La mancata conoscenza dell'inglese potrebbe essere un grande limite, uno di quelli che spingono in tanti a rinunciare a posti di lavoro. Ne abbiamo parlato con Chiara Licini, responsabile del centro linguistico Athena di Catania.
Quante volte sarà capitato di imbattersi in un annuncio di lavoro e rendersi conto che quello è ritagliato esattamente su misura delle proprie capacità e ambizioni? Tranne che per un piccolo, neppure troppo trascurabile, dettaglio: la conoscenza della lingua inglese.
È inutile negarlo, l’occupazione giovanile si trova ai minimi storici da molti anni oramai, inducendo in tal modo migliaia di ragazzi ad abbandonare il Paese alla ricerca di migliori prospettive di carriera. Eppure, a volte può capitare che non sia il lavoro a mancare, ma la disponibilità di manodopera qualificata.
Con l’avvento della stagione turistica, molte strutture ricettive, di animazione e accoglienza sono in fibrillazione e alla ricerca di personale stagionale prevalentemente giovane, che sia qualificato e in possesso di una conoscenza fluida almeno dell’inglese.
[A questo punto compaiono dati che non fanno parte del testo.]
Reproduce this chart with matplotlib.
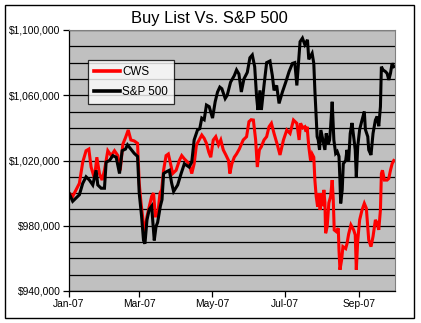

Ne abbiamo discusso con la responsabile del centro didattico Athena di Catania, Chiara Licini.
Che possa piacere oppure no, infatti, la padronanza delle lingue straniere (in primis, dell’inglese) può diventare realmente il discriminante tra l’essere assunti e il restare disoccupati. “Oramai l’inglese è richiesto in qualunque campo – spiega Chiara Licini – e non esistono più ambiti lavorativi in cui non sia necessario. Spazia ovviamente dall’ambito turistico, sia dai livelli più bassi ai più alti (anche il cameriere, per intenderci, deve conoscere le lingue), a tutti gli altri. Se si pensa, inoltre, che la Sicilia è da tempo e per fortuna una delle mete turistiche più ricercate, si capisce come tutti dovremmo saper conversare in inglese, anche soltanto per poter dare una semplice indicazione”.
Se esiste un primo mito da sfatare a tutti costi, quello è di certo la convinzione che l’inglese possa essere imparato solo durante gli anni scolatici e che esista un’età oltre la quale non sia più possibile cominciare a studiarlo e impararlo.
“Si rivolgono al nostro centro linguistico diversi tipi di utenti – spiega – soprattutto ragazzi nella fascia d’età dai 20 ai 35 anni, che ancora studiano all’università, oppure neolaureati che durante i loro studi non hanno avuto tempo per dedicarsi alle lingue e si rendono conto dopo dell’importanza. Ma si rivolge a noi anche gente adulta che già lavora, o vuole cambiare lavoro e quindi arricchire il proprio curriculum inserendo una o più lingue, o, ancora, anche persone che lo fanno semplicemente per diletto”.
Ma da cosa deriva questa difficoltà ad apprendere l’inglese? Da decenni, in effetti, la lingua e la cultura inglese sono diventate materie obbligatorie della scuola pubblica in Italia, ma ciò non sembrerebbe aver annullato le lacune che molti ancora riscontrano.
“L’intoppo sta proprio nella scuola – continua la responsabile del centro Athena – è vero, infatti, che ormai anche i bimbi all’asilo e al nido studiano l’inglese, però lo studio della materia non viene preso seriamente. La scuola poi è carente in tutto, in ciò rientra anche la lingua inglese, che è ancora vista come una materia messa in secondo piano. Se già i ragazzi hanno lacune in italiano e la grammatica è per loro un mondo sconosciuto, immaginiamo la lingua inglese. Inoltre molti docenti sono ancora vecchio stile e accade spesso che lo studente non sia attratto da questa lingua ma la veda come un peso e una materia da studiare e basta. Al contrario, dovrebbe essere vista come un mezzo che aiuta a comunicare”.
Quale sarebbe, dunque, il metodo più efficace per imparare più facilmente e piacevolmente la lingua? “Partecipare a tutte le attività in lingua, che ormai sono tantissime, come i cineforum. E poi i viaggi! Ci sono tante organizzazioni che organizzano gite d’istruzione e periodi all’estero. Io, ad esempio, conosco un ragazzo che sta facendo il quarto anno scolastico in America. Per lui sarà un’esperienza incredibile, l’ho sentito ed è contentissimo. Si tratta di un’eccezionale opportunità per lui, che ovviamente tornerà con un bagaglio culturale arricchito. L’apprendimento dell’inglese, in questo caso, viene messo in secondo piano, è soltanto un mezzo per fare ciò che gli piace, divertirsi, parlare con i suoi amici, andare a fare basket. La lingua, infatti, non è solo lingua, è anche cultura ed esperienza di vita. Se si comprende questo, il gioco è fatto”.